Violent media is making us violent. You'd never have guessed it.
A new study from Iowa State University has found that violent media use was positively and significantly related to aggressive behaviour and it didn't differ across cultures.
The researchers also found that exposure to this was related to "heightened aggressive thinking and lowered empathy" and the effect of media violence was larger than all other risk factors except peer delinquency that make people aggressive.
As well as measuring media violence, researchers examined five other risk factors: neighbourhood crime, peer delinquency, peer victimisation, gender and abusive parenting.
Researchers studied levels of aggressive behaviour and empathy in over 2,000 teenagers and young adults in Australia, China, Croatia, Germany, Japan, Romania and the United States.
The participants were asked to list their most frequently consumed TV shows, movies and video games, and to rate the level of violence in each.
Craig Anderson, a Professor of psychology at Iowa State University, who led the study said:
This is strong evidence that the main psychological processes that cause repeated media violence exposure to lead to increased aggressiveness are essentially the same across cultures, at least during normal times.
However, we believe that local cultural and social conditions may influence such processes when those conditions are more extreme.

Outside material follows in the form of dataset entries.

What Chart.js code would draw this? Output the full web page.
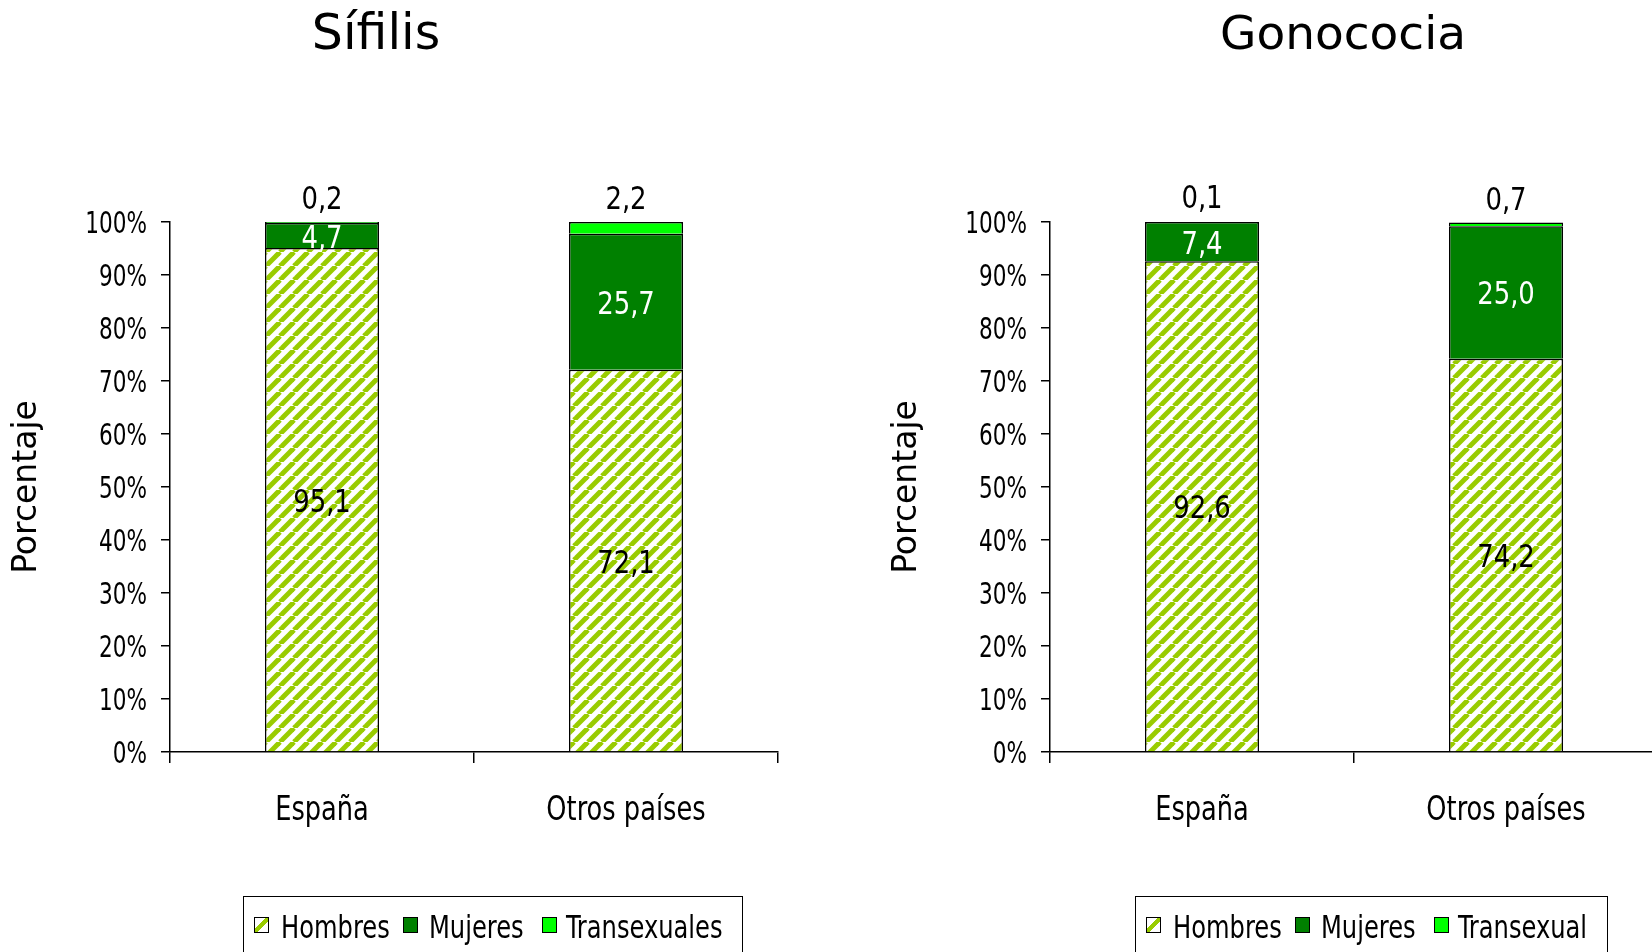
<!DOCTYPE html>
<html>
<head>
<meta charset="utf-8">
<script src="https://cdn.jsdelivr.net/npm/chart.js@4"></script>
<style>
  html, body { margin: 0; padding: 0; background: #fff; }
  body { width: 1652px; height: 952px; position: relative; overflow: hidden; }
  .grafico { position: absolute; top: 0; }
  .titulo {
    position: absolute; top: 9px; font-family: "DejaVu Sans", sans-serif;
    line-height: 48px; color: #000; transform: translateX(-50%); white-space: nowrap;
  }
  .leyenda {
    position: absolute; top: 896px; height: 80px; box-sizing: border-box;
    border: 1.5px solid #000;
    font-family: "DejaVu Sans Condensed", sans-serif; font-size: 32px; line-height: 36px;
  }
  .leyenda .marca { position: absolute; top: 20px; width: 13px; height: 14px; border: 1px solid #000; }
  .leyenda .texto { position: absolute; top: 12px; white-space: nowrap; transform: scaleX(0.84); transform-origin: 0 0; }
</style>
</head>
<body>
<canvas id="graficoSifilis" class="grafico" width="880" height="952" style="left:0px"></canvas>
<canvas id="graficoGono" class="grafico" width="880" height="952" style="left:880px"></canvas>
<div class="titulo" style="left:376px; font-size:49px">Sífilis</div>
<div class="titulo" style="left:1343px; font-size:47px">Gonococia</div>
<div id="leyendaSifilis" class="leyenda" style="left:243px; width:500px"></div>
<div id="leyendaGono" class="leyenda" style="left:1135px; width:473px"></div>

<script>
// Datos
const categorias = ['España', 'Otros países'];
const seriesSifilis = ['Hombres', 'Mujeres', 'Transexuales'];
const seriesGono = ['Hombres', 'Mujeres', 'Transexual'];

const sifilisHombres = [95.1, 72.1];
const sifilisMujeres = [4.7, 25.7];
const sifilisTrans = [0.2, 2.2];

const gonoHombres = [92.6, 74.2];
const gonoMujeres = [7.4, 25.0];
const gonoTrans = [0.1, 0.7];

const ticksY = [0, 10, 20, 30, 40, 50, 60, 70, 80, 90, 100];

const VERDE_CLARO = '#99cc00';
const VERDE_OSCURO = '#008000';
const VERDE_FLUOR = '#00ff00';
const FUENTE = '"DejaVu Sans Condensed", sans-serif';

// Trama rayada para Hombres
function crearTrama() {
    const s = 14;
    const c = document.createElement('canvas');
    c.width = s; c.height = s;
    const ctx = c.getContext('2d');
    ctx.fillStyle = '#fff';
    ctx.fillRect(0, 0, s, s);
    ctx.strokeStyle = VERDE_CLARO;
    ctx.lineWidth = 5;
    for (let k = -1; k <= 1; k++) {
        ctx.beginPath();
        ctx.moveTo(k * s, s);
        ctx.lineTo(k * s + s, 0);
        ctx.stroke();
    }
    return ctx.createPattern(c, 'repeat');
}
const trama = crearTrama();

function formatear(v) {
    return v.toFixed(1).replace('.', ',');
}

// texto comprimido horizontalmente (la fuente original es muy estrecha)
function textoEstrecho(ctx, texto, x, y, align, k) {
    ctx.save();
    ctx.translate(x, y);
    ctx.scale(k, 1);
    ctx.textAlign = align;
    ctx.fillText(texto, 0, 0);
    ctx.restore();
}

// Etiquetas de ejes y valores
const etiquetasPlugin = {
    id: 'etiquetas',
    afterDraw(chart) {
        const ctx = chart.ctx;
        const sx = chart.scales.x;
        const sy = chart.scales.y;
        ctx.save();
        ctx.fillStyle = '#000';
        ctx.textBaseline = 'alphabetic';

        ctx.font = '30px ' + FUENTE;
        ticksY.forEach(v => {
            textoEstrecho(ctx, v + '%', sx.left - 23, sy.getPixelForValue(v) + 11, 'right', 0.8);
        });

        ctx.font = '34px ' + FUENTE;
        categorias.forEach((c, i) => {
            textoEstrecho(ctx, c, sx.getPixelForValue(i), 820, 'center', 0.84);
        });

        ctx.font = '32px ' + FUENTE;
        chart.data.datasets.forEach((ds, i) => {
            const meta = chart.getDatasetMeta(i);
            meta.data.forEach((bar, j) => {
                const p = bar.getProps(['x', 'y', 'base'], true);
                const texto = formatear(ds.data[j]);
                if (i === 2) {
                    ctx.fillStyle = '#000';
                    textoEstrecho(ctx, texto, p.x, p.y - 13, 'center', 0.9);
                } else {
                    ctx.fillStyle = i === 1 ? '#fff' : '#000';
                    textoEstrecho(ctx, texto, p.x, (p.y + p.base) / 2 + 12, 'center', 0.9);
                }
            });
        });
        ctx.restore();
    }
};

function crearGrafico(id, series, hombres, mujeres, trans) {
    const ctx = document.getElementById(id).getContext('2d');
    return new Chart(ctx, {
        type: 'bar',
        data: {
            labels: categorias,
            datasets: [
                { label: series[0], data: hombres, backgroundColor: trama },
                { label: series[1], data: mujeres, backgroundColor: VERDE_OSCURO },
                { label: series[2], data: trans, backgroundColor: VERDE_FLUOR }
            ]
        },
        options: {
            responsive: false,
            animation: false,
            datasets: {
                bar: {
                    borderColor: '#000',
                    borderWidth: 1.5,
                    barPercentage: 0.375,
                    categoryPercentage: 1
                }
            },
            layout: { padding: { top: 222, right: 102, left: 0, bottom: 0 } },
            plugins: {
                legend: { display: false },
                title: { display: false },
                tooltip: { enabled: false }
            },
            scales: {
                x: {
                    stacked: true,
                    grid: {
                        offset: true,
                        drawOnChartArea: false,
                        drawTicks: true,
                        tickLength: 11,
                        color: '#000',
                        lineWidth: 1.5
                    },
                    border: { display: true, color: '#000', width: 1.5 },
                    ticks: { color: 'rgba(0,0,0,0)', font: { size: 30 } },
                    afterFit: function(scale) { scale.height = 200; }
                },
                y: {
                    stacked: true,
                    min: 0,
                    max: 100,
                    afterBuildTicks: function(scale) {
                        scale.ticks = ticksY.map(v => ({ value: v }));
                    },
                    grid: {
                        drawOnChartArea: false,
                        drawTicks: true,
                        tickLength: 9,
                        color: '#000',
                        lineWidth: 1.5
                    },
                    border: { display: true, color: '#000', width: 1.5 },
                    ticks: { color: 'rgba(0,0,0,0)', font: { size: 24 } },
                    title: {
                        display: true,
                        text: 'Porcentaje',
                        color: '#000',
                        padding: { top: 8, bottom: 0 },
                        font: { family: '"DejaVu Sans", sans-serif', size: 33 }
                    },
                    afterFit: function(scale) { scale.width = 170; }
                }
            }
        },
        plugins: [etiquetasPlugin]
    });
}

const posMarcas = [10, 159, 298];
const posTextos = [37, 185, 322];

function crearLeyenda(id, series) {
    const cont = document.getElementById(id);
    const fondos = [
        'linear-gradient(135deg, #fff 38%, ' + VERDE_CLARO + ' 38%, ' + VERDE_CLARO + ' 62%, #fff 62%)',
        VERDE_OSCURO,
        VERDE_FLUOR
    ];
    series.forEach((nombre, i) => {
        const marca = document.createElement('div');
        marca.className = 'marca';
        marca.style.left = posMarcas[i] + 'px';
        marca.style.background = fondos[i];
        const texto = document.createElement('div');
        texto.className = 'texto';
        texto.style.left = posTextos[i] + 'px';
        texto.textContent = nombre;
        cont.appendChild(marca);
        cont.appendChild(texto);
    });
}

crearGrafico('graficoSifilis', seriesSifilis, sifilisHombres, sifilisMujeres, sifilisTrans);
crearGrafico('graficoGono', seriesGono, gonoHombres, gonoMujeres, gonoTrans);
crearLeyenda('leyendaSifilis', seriesSifilis);
crearLeyenda('leyendaGono', seriesGono);
</script>
</body>
</html>
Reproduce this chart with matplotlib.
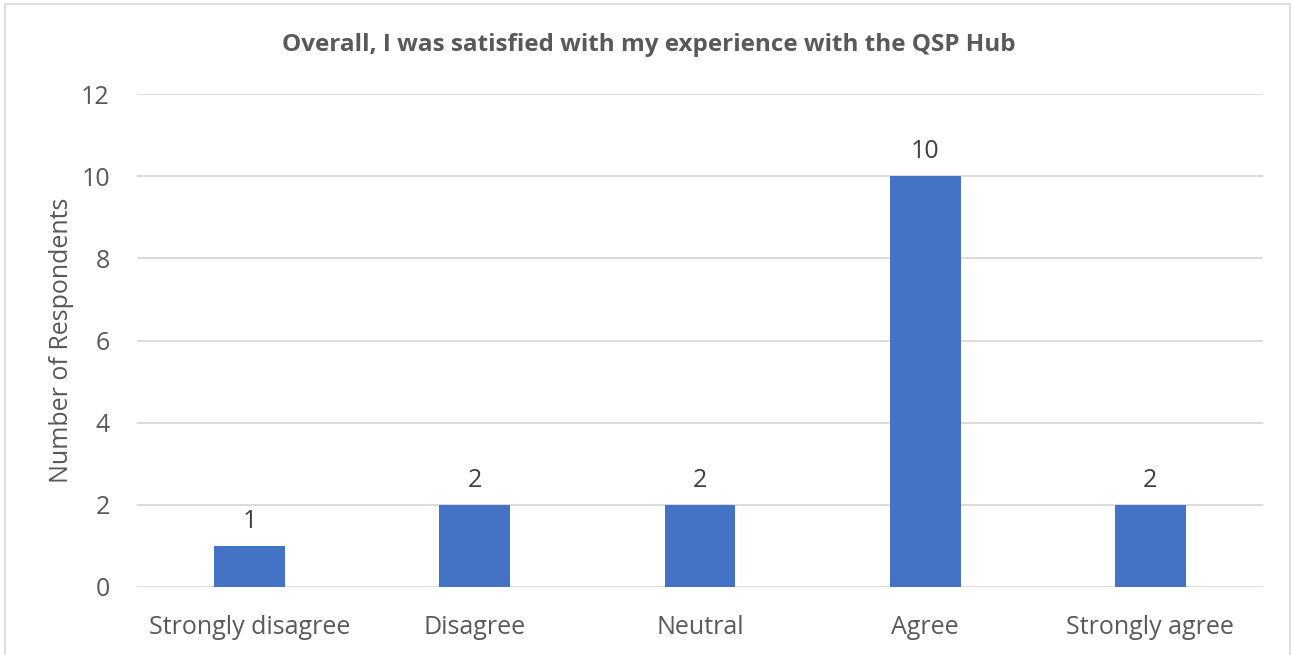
import matplotlib
matplotlib.use("Agg")
import matplotlib.pyplot as plt
from matplotlib.patches import Rectangle

categories = ["Strongly disagree", "Disagree", "Neutral", "Agree", "Strongly agree"]
counts = [1, 2, 2, 10, 2]
yticks = [0, 2, 4, 6, 8, 10, 12]

title = "Overall, I was satisfied with my experience with the QSP Hub"
ylabel = "Number of Respondents"

bar_color = "#4472C4"
text_color = "#595959"
grid_color = "#D9D9D9"

plt.rcParams["font.family"] = ["Open Sans", "DejaVu Sans"]

fig = plt.figure(figsize=(12.94, 6.55), dpi=100)
ax = fig.add_axes([137 / 1294, 1 - 587 / 655, (1263 - 137) / 1294, (587 - 94) / 655])

x = list(range(len(categories)))
bars = ax.bar(x, counts, width=0.315, color=bar_color, zorder=3)
for xi, c in zip(x, counts):
    ax.text(xi, c + 0.3, str(c), ha="center", va="bottom", fontsize=18, color="#404040")

ax.set_xlim(-0.5, len(categories) - 0.5)
ax.set_ylim(0, 12)
ax.set_yticks(yticks)
ax.set_yticklabels([str(t) for t in yticks])
ax.set_xticks(x)
ax.set_xticklabels(categories)
ax.tick_params(axis="both", length=0, labelsize=18, labelcolor=text_color)
ax.tick_params(axis="y", pad=19.5)
ax.tick_params(axis="x", pad=20)
ax.grid(axis="y", color=grid_color, linewidth=1.3, zorder=0)
for s in ax.spines.values():
    s.set_visible(False)
ax.set_ylabel(ylabel, fontsize=18, color=text_color, labelpad=5)

fig.text(649 / 1294, 1 - 45 / 655, title, ha="center", va="center",
         fontsize=17.5, fontweight="bold", color=text_color)

fig.patches.append(Rectangle((5 / 1294, -0.05), (1290 - 5) / 1294, 1 - 4 / 655 + 0.05,
                             transform=fig.transFigure, fill=False,
                             edgecolor=grid_color, linewidth=1.2))

fig.savefig("out.png", dpi=100)
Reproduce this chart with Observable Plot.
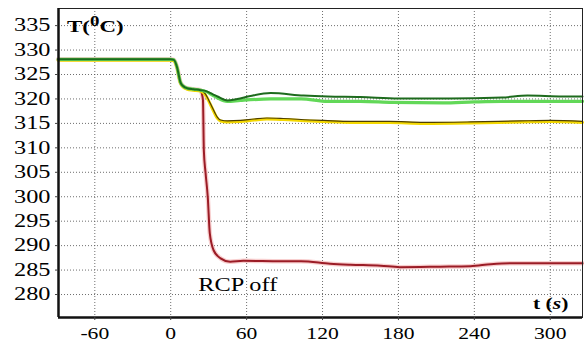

Peer delinquency was the most risky factor in making someone a violent person (28 per cent), violence in the media was second (23 per cent), followed by peer victimisation (17 per cent), gender (12 per cent), neighbourhood crime (11 per cent) and abusive parenting (9 per cent).
Douglas Gentile, an Iowa State University professor of psychology, who co-authored the study said:
The findings strongly suggest that media violence is similar to other known risk factors for aggression.
That's not to say media violence deserves special attention, but that it should be considered as seriously as other risk factors such as coming from a broken home.
What matters most, however, is not any single risk factor, but how they can combine to increase the risk of aggression.
There are highly motivated groups dedicated to denying scientific findings of harm, such as the tobacco industry's decades-long denial of harmful effects of their products on cancer.
This study clearly contradicts the denialism that currently dominates news media stories on media violence effects.